Impacts sociaux et industriels à venir
La centrale de Cordemais, qui emploie actuellement environ 500 personnes, dont 340 en emploi direct, verra la majorité de ses activités cesser d’ici 2027. Pour limiter l’impact social de cette fermeture, EDF prévoit un accompagnement des salariés tout au long du processus. Des solutions de reclassement sont envisagées, notamment au sein de la filiale Framatome, qui devrait reprendre une partie du site pour la production de composants destinés aux centrales nucléaires. Cette nouvelle activité pourrait créer environ 200 emplois à terme, mais cela ne compensera pas totalement les pertes d’emplois liées à la fermeture de Cordemais.

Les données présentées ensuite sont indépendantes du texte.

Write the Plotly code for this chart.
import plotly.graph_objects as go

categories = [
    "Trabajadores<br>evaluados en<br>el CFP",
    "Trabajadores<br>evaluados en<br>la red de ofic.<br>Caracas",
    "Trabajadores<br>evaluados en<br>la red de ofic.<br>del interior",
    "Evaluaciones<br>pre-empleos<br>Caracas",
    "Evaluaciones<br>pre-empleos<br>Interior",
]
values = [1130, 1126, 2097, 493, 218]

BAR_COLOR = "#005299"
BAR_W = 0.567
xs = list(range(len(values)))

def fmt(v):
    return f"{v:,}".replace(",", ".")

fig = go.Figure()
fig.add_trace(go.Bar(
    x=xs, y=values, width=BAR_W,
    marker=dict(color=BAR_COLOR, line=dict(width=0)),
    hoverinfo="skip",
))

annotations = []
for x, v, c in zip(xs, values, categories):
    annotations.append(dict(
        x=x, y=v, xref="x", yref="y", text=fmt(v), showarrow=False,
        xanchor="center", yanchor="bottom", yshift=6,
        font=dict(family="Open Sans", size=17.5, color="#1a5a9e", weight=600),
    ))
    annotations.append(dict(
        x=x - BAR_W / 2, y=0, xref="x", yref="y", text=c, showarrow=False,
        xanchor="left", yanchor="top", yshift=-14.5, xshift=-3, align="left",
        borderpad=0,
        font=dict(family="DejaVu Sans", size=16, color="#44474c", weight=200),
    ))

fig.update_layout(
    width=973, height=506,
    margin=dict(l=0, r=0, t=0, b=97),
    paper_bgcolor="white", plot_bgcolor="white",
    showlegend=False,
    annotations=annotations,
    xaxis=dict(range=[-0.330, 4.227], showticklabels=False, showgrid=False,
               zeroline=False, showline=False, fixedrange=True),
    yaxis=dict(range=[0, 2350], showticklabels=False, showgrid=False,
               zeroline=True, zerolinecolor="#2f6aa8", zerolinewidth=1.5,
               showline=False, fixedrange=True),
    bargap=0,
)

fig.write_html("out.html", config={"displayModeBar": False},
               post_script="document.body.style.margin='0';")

Le groupe assure qu’aucun licenciement sec n’est à prévoir. Les départs en retraite anticipée, les mutations vers d’autres sites d’EDF ou la reconversion interne sont des pistes actuellement discutées avec les partenaires sociaux. Toutefois, les syndicats, notamment la CGT et la CFE-CGC, dénoncent une désillusion pour les salariés qui espéraient voir le site évoluer vers une production décarbonée. Selon eux, l’abandon du projet Eco-Combust remet en cause plusieurs années d’efforts pour engager la centrale dans un processus de transformation énergétique.
Conséquences pour l’équilibre énergétique régional
La fermeture de Cordemais ne se limite pas à un enjeu social ou industriel, elle soulève également des questions sur l’équilibre énergétique de la région Grand Ouest. Jusqu’à présent, la centrale jouait un rôle clé dans la stabilisation de l’approvisionnement électrique, notamment lors des pics de consommation hivernaux. En septembre 2023, le gestionnaire du réseau de transport d’électricité (RTE) recommandait encore le maintien en fonctionnement de Cordemais pour répondre à l’offre et la demande électrique dans cette zone.

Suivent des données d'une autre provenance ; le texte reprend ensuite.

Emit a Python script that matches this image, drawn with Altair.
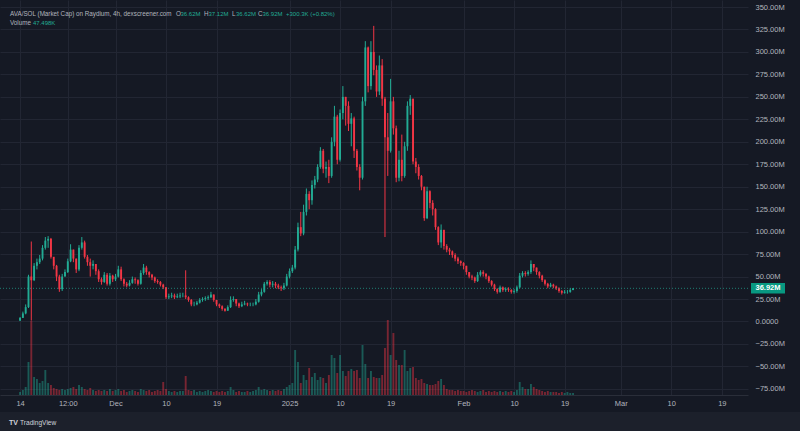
import altair as alt
import pandas as pd
import numpy as np

# ---------------- data (12h candles, market cap in M USD) ----------------
START = "2024-11-14T00:00:00Z"
FIRST_OPEN = 1.0
CLOSE = [4, 9, 16, 50, 46, 62, 66, 70, 82, 90,
         92, 72, 62, 50, 36, 50, 55, 67, 80, 70,
         58, 82, 88, 72, 66, 62, 64, 56, 47, 44,
         52, 42, 51, 47, 50, 58, 47, 42, 40, 43,
         47, 46, 42, 54, 60, 55, 52, 49, 45, 44,
         41, 38, 27, 28, 29, 27, 28, 29, 29, 27,
         24, 19, 19, 21, 24, 25, 26, 27, 30, 24,
         19, 17, 14, 12, 16, 24, 25, 20, 17, 19,
         20, 19, 19, 19, 22, 30, 33, 42, 44, 41,
         42, 40, 38, 37, 40, 50, 56, 60, 80, 105,
         98, 122, 142, 135, 152, 158, 172, 190, 170, 172,
         162, 200, 228, 180, 232, 250, 240, 220, 226, 190,
         172, 160, 245, 305, 262, 300, 280, 256, 285, 248,
         205, 190, 245, 215, 160, 180, 162, 195, 240, 248,
         178, 172, 162, 150, 115, 145, 132, 125, 105, 88,
         102, 84, 80, 78, 74, 70, 67, 65, 62, 55,
         50, 49, 45, 52, 55, 53, 50, 45, 41, 36,
         33, 38, 35, 36, 35, 33, 34, 38, 51, 54,
         53, 55, 64, 60, 55, 51, 46, 42, 39, 41,
         39, 37, 34, 32, 33, 33, 35, 36.92]
HIGH = [5, 11, 19, 52, 89, 65, 70, 74, 85, 94,
        95, 93, 68, 63, 52, 53, 58, 70, 86, 80,
        70, 85, 94, 90, 74, 70, 68, 64, 58, 49,
        55, 54, 54, 52, 53, 62, 61, 48, 44, 46,
        50, 49, 47, 57, 64, 62, 56, 53, 50, 47,
        45, 42, 38, 31, 32, 31, 31, 32, 32, 57,
        28, 25, 22, 23, 26, 27, 28, 29, 33, 30,
        24, 20, 18, 15, 18, 28, 28, 25, 21, 22,
        23, 21, 21, 21, 25, 33, 36, 44, 46, 46,
        45, 44, 42, 40, 43, 53, 59, 63, 84, 110,
        122, 130, 148, 145, 157, 162, 175, 194, 192, 178,
        180, 205, 240, 230, 236, 262, 250, 245, 232, 228,
        192, 175, 250, 312, 306, 312, 329, 285, 296, 292,
        250, 232, 270, 250, 218, 190, 208, 200, 245, 252,
        248, 182, 175, 163, 150, 150, 146, 135, 126, 106,
        108, 102, 86, 82, 79, 76, 72, 68, 66, 62,
        55, 52, 50, 55, 57, 57, 54, 51, 46, 42,
        37, 40, 39, 38, 38, 36, 36, 40, 54, 56,
        56, 57, 68, 64, 60, 56, 52, 47, 43, 43,
        42, 40, 38, 35, 35, 35, 37, 37.12]
LOW = [0.5, 4, 8, 15, 1, 45, 58, 64, 68, 80,
       82, 70, 58, 45, 33, 34, 50, 54, 66, 66,
       54, 56, 80, 70, 62, 50, 58, 52, 44, 41,
       43, 40, 40, 44, 45, 49, 45, 39, 38, 39,
       42, 42, 40, 41, 52, 52, 49, 46, 43, 42,
       39, 36, 25, 25, 26, 25, 26, 26, 27, 25,
       22, 17, 17, 18, 20, 22, 23, 24, 26, 22,
       17, 15, 12, 11, 12, 15, 22, 17, 15, 16,
       18, 17, 17, 17, 18, 21, 28, 32, 40, 38,
       38, 37, 36, 34, 35, 39, 48, 54, 58, 78,
       95, 96, 118, 125, 130, 148, 155, 170, 165, 160,
       154, 160, 195, 175, 178, 225, 218, 212, 195, 182,
       168, 146, 158, 240, 255, 258, 274, 250, 252, 240,
       94, 162, 188, 208, 155, 156, 156, 160, 190, 230,
       175, 165, 158, 146, 112, 114, 126, 118, 102, 85,
       82, 80, 77, 74, 71, 67, 64, 62, 58, 52,
       48, 46, 43, 44, 50, 50, 47, 43, 39, 34,
       31, 32, 33, 33, 33, 31, 31, 32, 37, 49,
       50, 51, 53, 56, 52, 48, 44, 40, 37, 38,
       37, 35, 32, 30, 31, 31, 32, 34.8]
VOLUME_K = [72, 120, 192, 792, 1776, 432, 384, 288, 336, 600,
            288, 240, 168, 144, 120, 144, 120, 144, 168, 192,
            144, 240, 192, 144, 120, 168, 120, 96, 120, 96,
            120, 96, 144, 96, 120, 144, 96, 120, 72, 96,
            120, 96, 72, 144, 120, 96, 120, 72, 96, 120,
            96, 312, 144, 96, 72, 96, 72, 96, 96, 456,
            120, 96, 120, 72, 96, 72, 96, 120, 96, 72,
            96, 72, 96, 72, 96, 192, 120, 72, 96, 72,
            72, 96, 72, 96, 120, 192, 120, 144, 120, 96,
            120, 96, 120, 96, 144, 192, 240, 288, 1080, 792,
            288, 480, 360, 648, 432, 528, 360, 432, 408, 288,
            480, 960, 888, 528, 960, 576, 456, 576, 624, 576,
            600, 408, 1200, 744, 408, 576, 432, 408, 408, 480,
            1128, 1800, 960, 1488, 840, 720, 720, 1080, 576, 648,
            672, 408, 360, 384, 288, 264, 240, 240, 264, 336,
            384, 240, 144, 120, 120, 96, 120, 96, 96, 72,
            96, 120, 96, 72, 96, 120, 72, 96, 72, 96,
            72, 96, 72, 96, 72, 96, 72, 120, 312, 192,
            144, 144, 264, 192, 144, 120, 96, 72, 96, 72,
            72, 72, 48, 72, 48, 72, 48, 48]

X_DOMAIN = ["2024-11-11T07:35:00Z", "2025-03-22T18:36:00Z"]
X_TICKS = ["2024-11-14T00:00:00Z", "2024-11-22T12:00:00Z", "2024-12-01T00:00:00Z",
           "2024-12-10T00:00:00Z", "2024-12-19T00:00:00Z", "2025-01-01T00:00:00Z",
           "2025-01-10T00:00:00Z", "2025-01-19T00:00:00Z", "2025-02-01T00:00:00Z",
           "2025-02-10T00:00:00Z", "2025-02-19T00:00:00Z", "2025-03-01T00:00:00Z",
           "2025-03-10T00:00:00Z", "2025-03-19T00:00:00Z"]
X_LABELS = ["14", "12:00", "Dec", "10", "19", "2025", "10", "19", "Feb", "10", "19",
            "Mar", "10", "19"]
Y_DOMAIN = [-81.8, 357.8]
Y_TICKS = [-75, -50, -25, 0, 25, 50, 75, 100, 125, 150, 175, 200, 225, 250, 275,
           300, 325, 350]
VOL_DOMAIN = [0, 9480]
LAST_PRICE = 36.92
LAST_LABEL = "36.92M"

TITLE = "AVA/SOL (Market Cap) on Raydium, 4h, dexscreener.com"
OHLC_KEYS = ["O", "H", "L", "C"]
OHLC_VALS = ["36.62M", "37.12M", "36.62M", "36.92M"]
CHANGE = "+300.3K (+0.82%)"
VOL_TEXT = "47.498K"

# ---------------- styling ----------------
BG = "#151924"
GREEN = "#22ab94"
RED = "#f23645"
TEXT = "#b2b5be"
GRID = "#222633"
FONT = "Liberation Sans"
W, H = 748, 395

def ms(s):
    return int(pd.Timestamp(s).value // 10**6)

times = pd.date_range(START, periods=len(CLOSE), freq="12h")
opens = [FIRST_OPEN] + CLOSE[:-1]
df = pd.DataFrame({
    "t": (times.asi8 // 10**6).astype("int64"),
    "open": opens, "close": CLOSE, "high": HIGH, "low": LOW, "vol": VOLUME_K,
})
df["dir"] = np.where(df["close"] >= df["open"], "up", "down")

tick_ms = [ms(s) for s in X_TICKS]
label_expr = ""
for v, lab in zip(tick_ms, X_LABELS):
    label_expr += f"time(datum.value) == {v} ? '{lab}' : "
label_expr += "''"

xscale = alt.Scale(type="utc", domain=[ms(X_DOMAIN[0]), ms(X_DOMAIN[1])], nice=False)
xaxis = alt.Axis(values=tick_ms, labelExpr=label_expr, grid=True, gridColor=GRID,
                 gridWidth=1, ticks=False, domain=True, domainColor="#2a2e39",
                 labelColor=TEXT, labelFont=FONT, labelFontSize=7.5, labelPadding=4,
                 labelOverlap=False, title=None)
xenc = alt.X("t:T", scale=xscale, axis=xaxis)

yscale = alt.Scale(domain=Y_DOMAIN, nice=False, zero=False)
yaxis = alt.Axis(orient="right", values=Y_TICKS,
                 labelExpr="datum.value == 0 ? '0.0000' : format(datum.value, '.2f') + 'M'",
                 grid=True, gridColor=GRID, gridWidth=1, ticks=False, domain=False,
                 labelColor=TEXT, labelFont=FONT, labelFontSize=7.5, labelPadding=7,
                 labelOverlap=False, title=None)

color = alt.Color("dir:N", scale=alt.Scale(domain=["up", "down"], range=[GREEN, RED]),
                  legend=None)

base = alt.Chart(df)

wicks = base.mark_rule(strokeWidth=1).encode(
    x=xenc, y=alt.Y("low:Q", scale=yscale, axis=yaxis), y2="high:Q", color=color)
bodies = base.mark_bar(width=1.9).encode(
    x=xenc, y=alt.Y("open:Q", scale=yscale, axis=yaxis), y2="close:Q", color=color)

last_df = pd.DataFrame({"p": [LAST_PRICE], "lo": [LAST_PRICE - 5.8], "hi": [LAST_PRICE + 5.8],
                        "lab": [LAST_LABEL]})
price_line = alt.Chart(last_df).mark_rule(color=GREEN, strokeDash=[1, 2], strokeWidth=1,
                                          opacity=0.7).encode(
    y=alt.Y("p:Q", scale=yscale, axis=yaxis))
price_box = alt.Chart(last_df).mark_rect(color="#089981").encode(
    x=alt.value(751), x2=alt.value(785),
    y=alt.Y("lo:Q", scale=yscale, axis=yaxis), y2="hi:Q")
price_txt = alt.Chart(last_df).mark_text(color="#ffffff", font=FONT, fontSize=7.5,
                                         fontWeight="bold", align="center",
                                         baseline="middle").encode(
    x=alt.value(768), y=alt.Y("p:Q", scale=yscale, axis=yaxis), text="lab:N")

price_group = alt.layer(wicks, bodies, price_line, price_box, price_txt)

volume = base.mark_bar(width=1.9, opacity=0.45).encode(
    x=xenc, y=alt.Y("vol:Q", scale=alt.Scale(domain=VOL_DOMAIN, nice=False), axis=None),
    color=color)

dummy = alt.Data(values=[{}])

def txt(s, x, y, col, size=6.3, weight="normal"):
    return alt.Chart(dummy).mark_text(text=s, align="left", baseline="middle", font=FONT,
                                      fontSize=size, color=col, fontWeight=weight).encode(
        x=alt.value(x), y=alt.value(y))

strip = alt.Chart(dummy).mark_rect(color="#1c202b").encode(
    x=alt.value(0), x2=alt.value(800), y=alt.value(412), y2=alt.value(431))

texts = [txt(TITLE, 10, 14, TEXT)]
key_x = [176, 204, 232, 258]
val_x = [180.5, 208.5, 236, 262.5]
for k, v, kx, vx in zip(OHLC_KEYS, OHLC_VALS, key_x, val_x):
    texts.append(txt(k, kx, 14, TEXT))
    texts.append(txt(v, vx, 14, GREEN, size=6.0))
texts.append(txt(CHANGE, 286, 14, GREEN, size=6.0))
texts.append(txt("Volume", 10, 23, TEXT))
texts.append(txt(VOL_TEXT, 33, 23, GREEN, size=6.0))
texts.append(txt("TV", 9, 423, "#d1d4dc", size=7, weight="bold"))
texts.append(txt("TradingView", 20, 423, "#d1d4dc", size=6.6))

chart = alt.layer(strip, volume, price_group, *texts).resolve_scale(
    y="independent"
).properties(
    width=W, height=H,
    autosize=alt.AutoSizeParams(type="none"),
    padding={"left": 0, "top": 0, "right": 52, "bottom": 36},
    background=BG,
).configure_view(stroke=None)

chart.save("out.html", embed_options={"renderer": "svg", "actions": False})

Le recours croissant à l’énergie nucléaire et le développement des énergies renouvelables devront compenser la disparition de cette source d’énergie thermique. Le rôle des centrales à gaz, plus flexibles, pourrait aussi devenir plus important pour garantir la sécurité énergétique régionale.
Un signal pour les autres centrales à charbon en France
L’arrêt de Cordemais marque une étape importante dans la sortie progressive du charbon en France. La centrale de Saint-Avold, en Moselle, propriété de GazelEnergie, reste la dernière autre installation de ce type encore en activité dans le pays. Elle est elle aussi engagée dans un projet de conversion, mais l’abandon de Cordemais pourrait susciter des inquiétudes quant à l’avenir de ce site.
Les syndicats de Saint-Avold ont d’ailleurs demandé un rendez-vous avec la ministre de la Transition écologique, Agnès Pannier-Runacher, pour clarifier les perspectives du projet de reconversion. La France, qui s’est fixée comme objectif de fermer ses centrales à charbon d’ici 2027, doit néanmoins veiller à maintenir un équilibre entre ses engagements climatiques et les impératifs de sécurité énergétique.
L’abandon du projet de Cordemais reflète la complexité de la transition énergétique en France, où les impératifs économiques et sociaux s’entremêlent avec les priorités industrielles et environnementales. EDF, de son côté, continue d’ajuster son parc énergétique pour répondre aux besoins en électricité tout en respectant les objectifs de décarbonation fixés par le gouvernement.